Adina Schwartz married Adrian, a laborer, in 1967. "He was handsome, had an athletic build and played chess and soccer well," she recently recalled. There was one problem: Adrian stayed out late at night, explaining that he was playing cards. In fact, he was raping women (at least six in the course of three months) on Mount Carmel. Schwartz seems destined to be behind bars a long time: he has served only one year of his 14-year rape sentence, and his jail time for refusing his wife a divorce will not be credited toward the remaining 13 years.

The other husband, Yehia Avraham, a onetime shoemaker, explains his refusal unhesitatingly: "Marriage comes from God; only he can end it. I feel good in jail." Indeed, says his wife Ora, 43, "Yehia has enough food, and it is free. He has a synagogue and prays all day. Life is good to him." He never liked working, she observes, and never supported her from the day her parents made her marry at age 14 until the day Yehia threw her out eleven years later.

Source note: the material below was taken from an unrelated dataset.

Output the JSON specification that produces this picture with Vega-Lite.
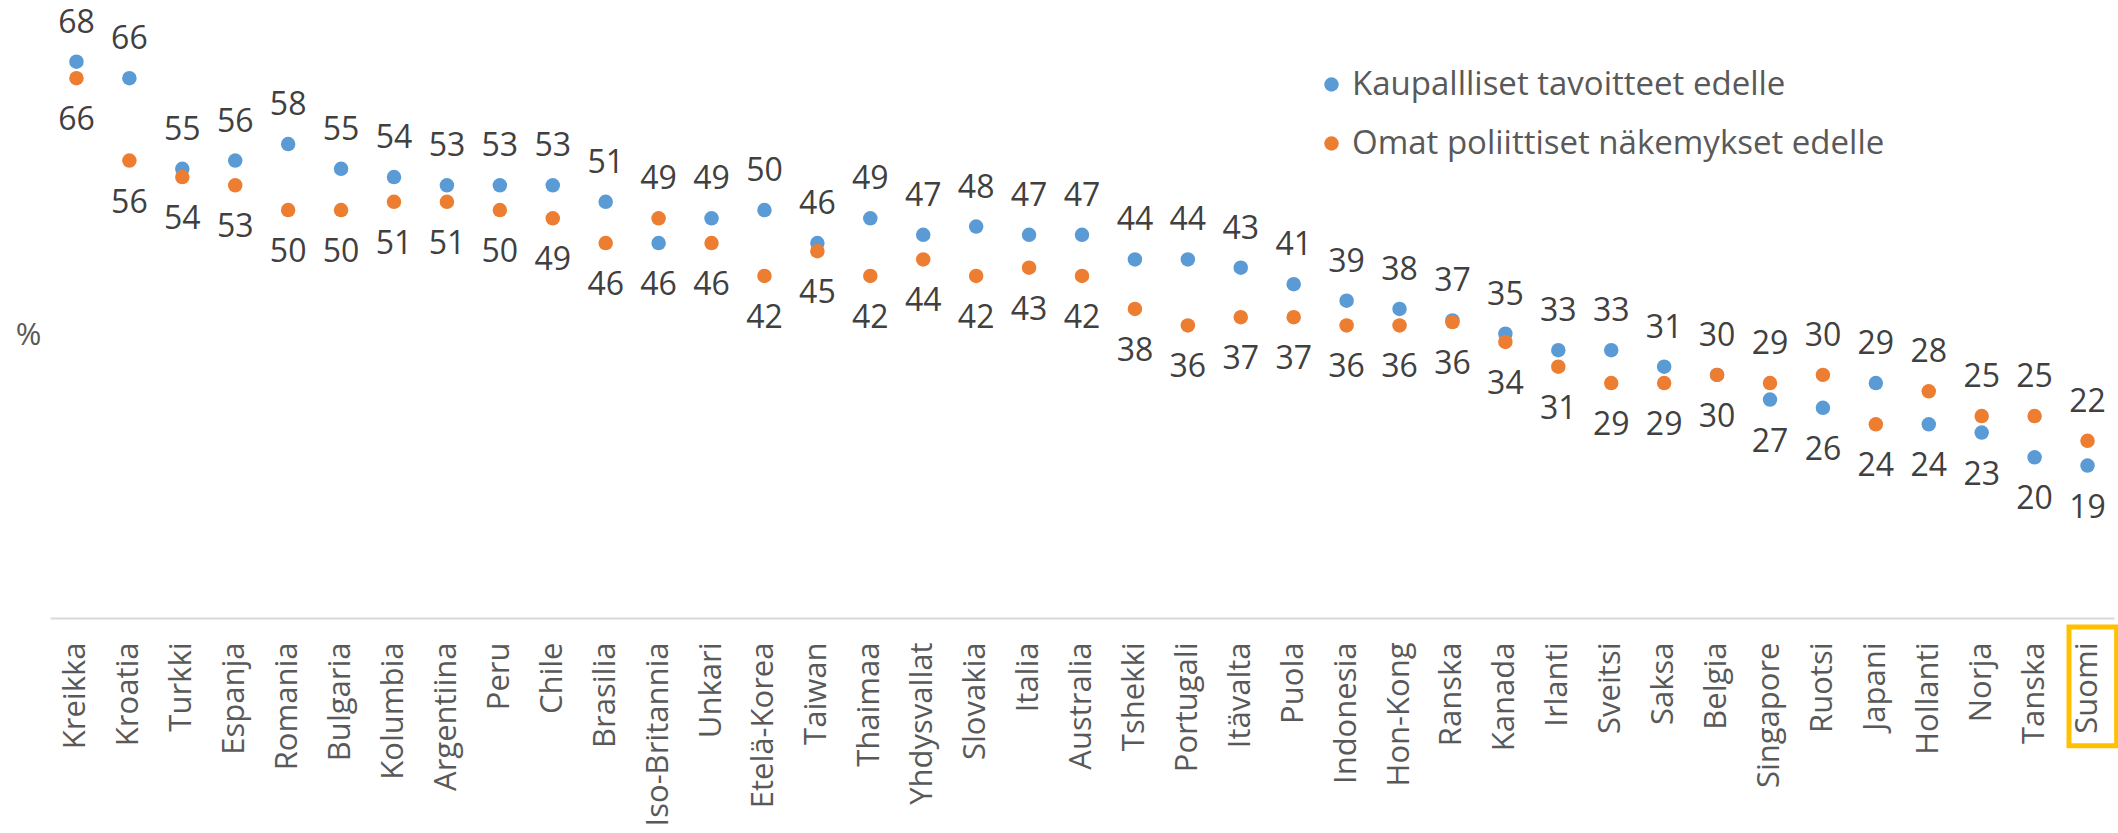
{
  "$schema": "https://vega.github.io/schema/vega-lite/v6.json",
  "width": 2064,
  "height": 614,
  "autosize": {"type": "none"},
  "padding": {"left": 50, "top": 4, "right": 4, "bottom": 215},
  "background": "white",
  "config": {
    "view": {"stroke": null},
    "font": "Open Sans"
  },
  "data": {
    "values": [
      {"c": "Kreikka", "k": 68, "o": 66},
      {"c": "Kroatia", "k": 66, "o": 56},
      {"c": "Turkki", "k": 55, "o": 54},
      {"c": "Espanja", "k": 56, "o": 53},
      {"c": "Romania", "k": 58, "o": 50},
      {"c": "Bulgaria", "k": 55, "o": 50},
      {"c": "Kolumbia", "k": 54, "o": 51},
      {"c": "Argentiina", "k": 53, "o": 51},
      {"c": "Peru", "k": 53, "o": 50},
      {"c": "Chile", "k": 53, "o": 49},
      {"c": "Brasilia", "k": 51, "o": 46},
      {"c": "Iso-Britannia", "k": 46, "o": 49},
      {"c": "Unkari", "k": 49, "o": 46},
      {"c": "Etelä-Korea", "k": 50, "o": 42},
      {"c": "Taiwan", "k": 46, "o": 45},
      {"c": "Thaimaa", "k": 49, "o": 42},
      {"c": "Yhdysvallat", "k": 47, "o": 44},
      {"c": "Slovakia", "k": 48, "o": 42},
      {"c": "Italia", "k": 47, "o": 43},
      {"c": "Australia", "k": 47, "o": 42},
      {"c": "Tshekki", "k": 44, "o": 38},
      {"c": "Portugali", "k": 44, "o": 36},
      {"c": "Itävalta", "k": 43, "o": 37},
      {"c": "Puola", "k": 41, "o": 37},
      {"c": "Indonesia", "k": 39, "o": 36},
      {"c": "Hon-Kong", "k": 38, "o": 36},
      {"c": "Ranska", "k": 36.6, "o": 36.4},
      {"c": "Kanada", "k": 35, "o": 34},
      {"c": "Irlanti", "k": 33, "o": 31},
      {"c": "Sveitsi", "k": 33, "o": 29},
      {"c": "Saksa", "k": 31, "o": 29},
      {"c": "Belgia", "k": 30, "o": 30},
      {"c": "Singapore", "k": 27, "o": 29},
      {"c": "Ruotsi", "k": 26, "o": 30},
      {"c": "Japani", "k": 29, "o": 24},
      {"c": "Hollanti", "k": 24, "o": 28},
      {"c": "Norja", "k": 23, "o": 25},
      {"c": "Tanska", "k": 20, "o": 25},
      {"c": "Suomi", "k": 19, "o": 22}
    ]
  },
  "encoding": {
    "x": {
      "field": "c",
      "type": "nominal",
      "sort": null,
      "scale": {"paddingInner": 0, "paddingOuter": 0},
      "axis": {
        "title": null,
        "labelAngle": -90,
        "labelFontSize": 31,
        "labelColor": "#595959",
        "labelFont": "Open Sans",
        "labelLimit": 400,
        "labelPadding": 24,
        "ticks": false,
        "tickSize": 0,
        "domainColor": "#D9D9D9",
        "domainWidth": 2,
        "grid": false
      }
    }
  },
  "layer": [
    {
      "transform": [{"fold": ["k", "o"], "as": ["s", "v"]}],
      "mark": {"type": "point", "filled": true, "shape": "circle", "size": 210, "opacity": 1},
      "encoding": {
        "y": {
          "field": "v",
          "type": "quantitative",
          "scale": {"domain": [0.5, 75], "nice": false, "zero": false},
          "axis": {
            "title": "%",
            "domain": false,
            "ticks": false,
            "labels": false,
            "grid": false,
            "titleAngle": 0,
            "titleX": -22,
            "titleY": 331,
            "titleAlign": "center",
            "titleBaseline": "middle",
            "titleFontSize": 31,
            "titleFontWeight": "normal",
            "titleColor": "#595959",
            "titleFont": "Open Sans"
          }
        },
        "color": {
          "field": "s",
          "type": "nominal",
          "scale": {"domain": ["k", "o"], "range": ["#5B9BD5", "#ED7D31"]},
          "legend": {
            "title": null,
            "orient": "none",
            "legendX": 1265,
            "legendY": 64,
            "labelExpr": "datum.label == 'k' ? 'Kaupallliset tavoitteet edelle' : 'Omat poliittiset näkemykset edelle'",
            "labelFontSize": 33,
            "labelColor": "#595959",
            "labelFont": "Open Sans",
            "labelLimit": 800,
            "labelOffset": 4,
            "symbolSize": 210,
            "symbolType": "circle",
            "rowPadding": 25
          }
        }
      }
    },
    {
      "transform": [{"filter": "datum.k >= datum.o"}],
      "mark": {"type": "text", "dy": -39, "fontSize": 32, "color": "#404040", "font": "Open Sans", "baseline": "middle", "align": "center"},
      "encoding": {
        "y": {"field": "k", "type": "quantitative"},
        "text": {"field": "k", "type": "quantitative", "format": ".0f"}
      }
    },
    {
      "transform": [{"filter": "datum.k < datum.o"}],
      "mark": {"type": "text", "dy": 42, "fontSize": 32, "color": "#404040", "font": "Open Sans", "baseline": "middle", "align": "center"},
      "encoding": {
        "y": {"field": "k", "type": "quantitative"},
        "text": {"field": "k", "type": "quantitative", "format": ".0f"}
      }
    },
    {
      "transform": [{"filter": "datum.o > datum.k"}],
      "mark": {"type": "text", "dy": -39, "fontSize": 32, "color": "#404040", "font": "Open Sans", "baseline": "middle", "align": "center"},
      "encoding": {
        "y": {"field": "o", "type": "quantitative"},
        "text": {"field": "o", "type": "quantitative", "format": ".0f"}
      }
    },
    {
      "transform": [{"filter": "datum.o <= datum.k"}],
      "mark": {"type": "text", "dy": 42, "fontSize": 32, "color": "#404040", "font": "Open Sans", "baseline": "middle", "align": "center"},
      "encoding": {
        "y": {"field": "o", "type": "quantitative"},
        "text": {"field": "o", "type": "quantitative", "format": ".0f"}
      }
    },
    {
      "data": {"values": [{"c": "Suomi"}]},
      "mark": {"type": "rect", "filled": false, "stroke": "#FFC000", "strokeWidth": 5, "clip": false},
      "encoding": {
        "x": {"field": "c", "type": "nominal", "bandPosition": 0.15},
        "x2": {"field": "c", "bandPosition": 1.05},
        "y": {"datum": -0.6, "type": "quantitative"},
        "y2": {"datum": -15}
      }
    }
  ]
}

Some rabbis believe prison officials should beat the two husbands into submission. "I am ready to beat him myself," says one rabbi about Schwartz. A better solution is being sought to these cases, and others, by Zalman Shoval, an opposition member of the Knesset. He introduced a bill that would take at least some marriages out of the hands of rabbis and might also lead to further legislation, placing divorce as well as marriage under civil jurisdiction.